In its heyday NSW’s rail network resembled the circulation system of a human.
The main arteries headed north, west and south, and from them branch lines snaked their way to smaller places like Koorawatha and Grenfell in the west and Cooma and Bombala in the south. They enabled trains to haul fertiliser, grain, wool, sheep, fruit and in the case of Crookwell, sacks of potatoes.
A paybus would routinely find its way to the outlying branch lines, said train driver of 44 years, rail researcher and diorama builder Mick Bindley.
“So they would have a safe, a paymaster, a driver and a guard, lots of money on board, and they would pull up where the fettlers would be working and pay them once a fortnight,” Mick said.
Mick is president of the Goulburn Crookwell Railway Heritage, which is leasing and restoring two paybuses at its headquarters at Crookwell.
Next to the old Crookwell railway line and heritage-listed station, which is now a museum, one of the paybuses will stand on a plinth, operating as a coffee shop from early next year. It’s being restored by the ‘Thursday Morning Gang’, a small group of volunteers from Grabben Gullen and Crookwell.
It’s the latest project for the railway heritage group which has about 50 members, and 20 to 25 active ones who come from Cowra, Towrang, Crookwell, Canberra and Engadine, Sydney.
The Sydneysiders are working on the second paybus. “They come down for three or four or five days at a time,” Mick said. “They have just retired.
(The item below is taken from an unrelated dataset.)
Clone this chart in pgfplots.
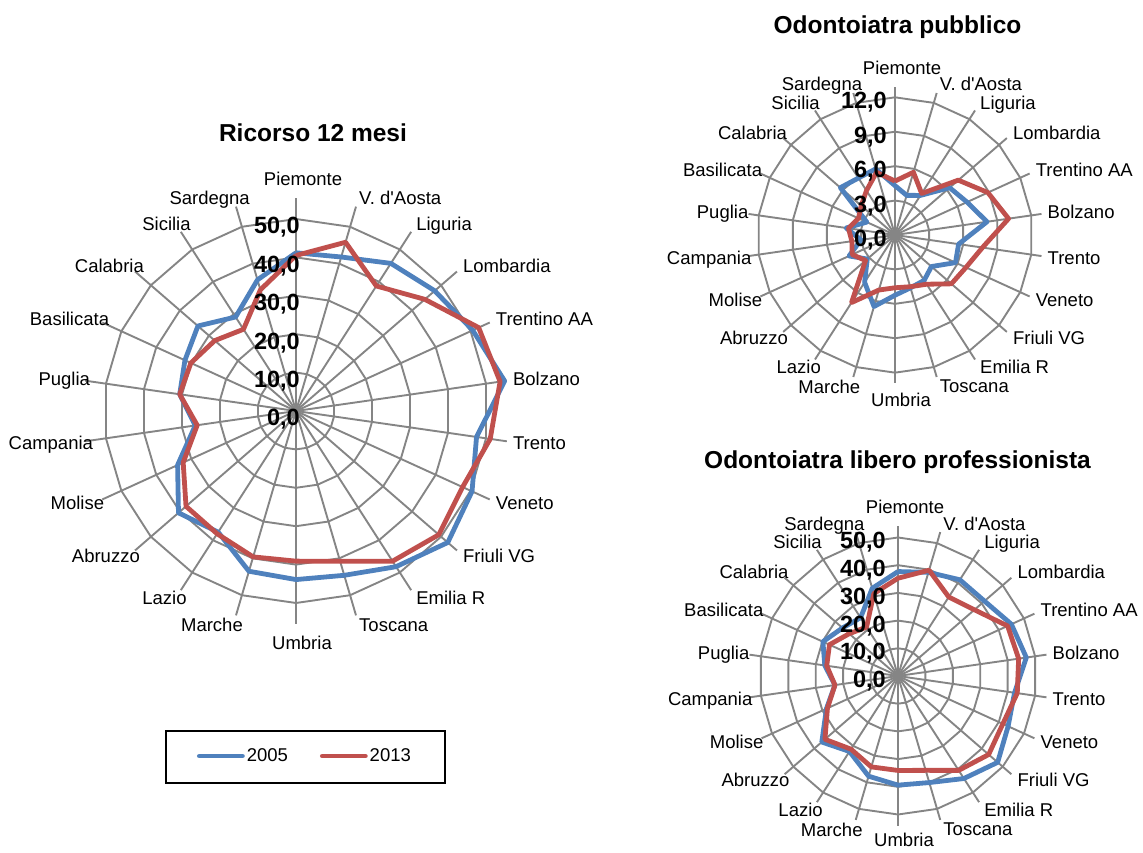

They love being down here, camping out, being bushies, doing voluntary work.”
Once accredited, members plan to run their two- and four-seater rail bikes on almost a kilometre of railway line, with passengers as keen as themselves.
“The goal is to go another two kilometres out of town; they will be towed on a trike and they can pedal back,” Mick said. The longer-term goal is to reach McAlister, another settlement along the line where local people are keen to reinstate their station and platform.
“Rail history is going gangbusters,” Mick said.
He began his rail adventures as many of his peers did in their childhood with Hornby and Lima model trains and progressed to bigger, old and new rolling stock.
“I am railway blood,” he said. “My great uncle was a railway man in Armidale in the early 1900s; he was a steam train driver at Armidale.
“Dad (Stan Bindley) worked at the Government Printing office and on the buses, and me, I always loved trains and trucks,” he said.
When his parents left Sydney to retire in Cooma, he became involved in Cooma Monaro Heritage Rail. In earlier years he joined his rail colleagues at Eveleigh in Sydney as a model train hobbyist.
“We built different layouts on the exhibition circuit over the years, and exhibited at Sydney, Brisbane and Melbourne,” he said.
He began working on the railway in 1981 at Eveleigh as a junior roster clerk before progressing to the running sheds on diesel locomotive, became a class one fireman, then worked on passenger and goods trains. In 1986 he switched to driving electric trains at Mortdale, then Cronulla and later Waterfall.
While teaching young recruits for six years, he met his wife, Kimberly, who joined the railway as a guard with Sydney Trains.
Living in Sydney, and having bought a weekender at Towrang, a small village on the main southern line east of Goulburn, Mick and his family wondered each time they visited, why they weren’t living there. “We were commuting down to this great place on the banks of the river, and thought let’s just move,” he said.
They did just that in 2005, and later he started researching Towrang’s rail history, including asking the locals who were living where the railway station was until it was taken away in 1977.
“They had photos, stories like most country people do and you think, ‘Wow, that really happened,’” Mick said. Consequently he built a stationary diorama, including the Railway Institute’s tennis courts, pub, post office and general store. Now it’s a much bigger production in his American barn-style shed.
These days he is a passenger train driver for Sydney Trains based at Moss Vale and doing the Goulburn-Campbelltown and Goulburn-Sydney services every day.
Like-minded mates bring their models and talk about trains and their families. They’re joined by Kimberly and various children home from school.
“The railway is like a family. Once you are in, it is in your blood,” Mick said.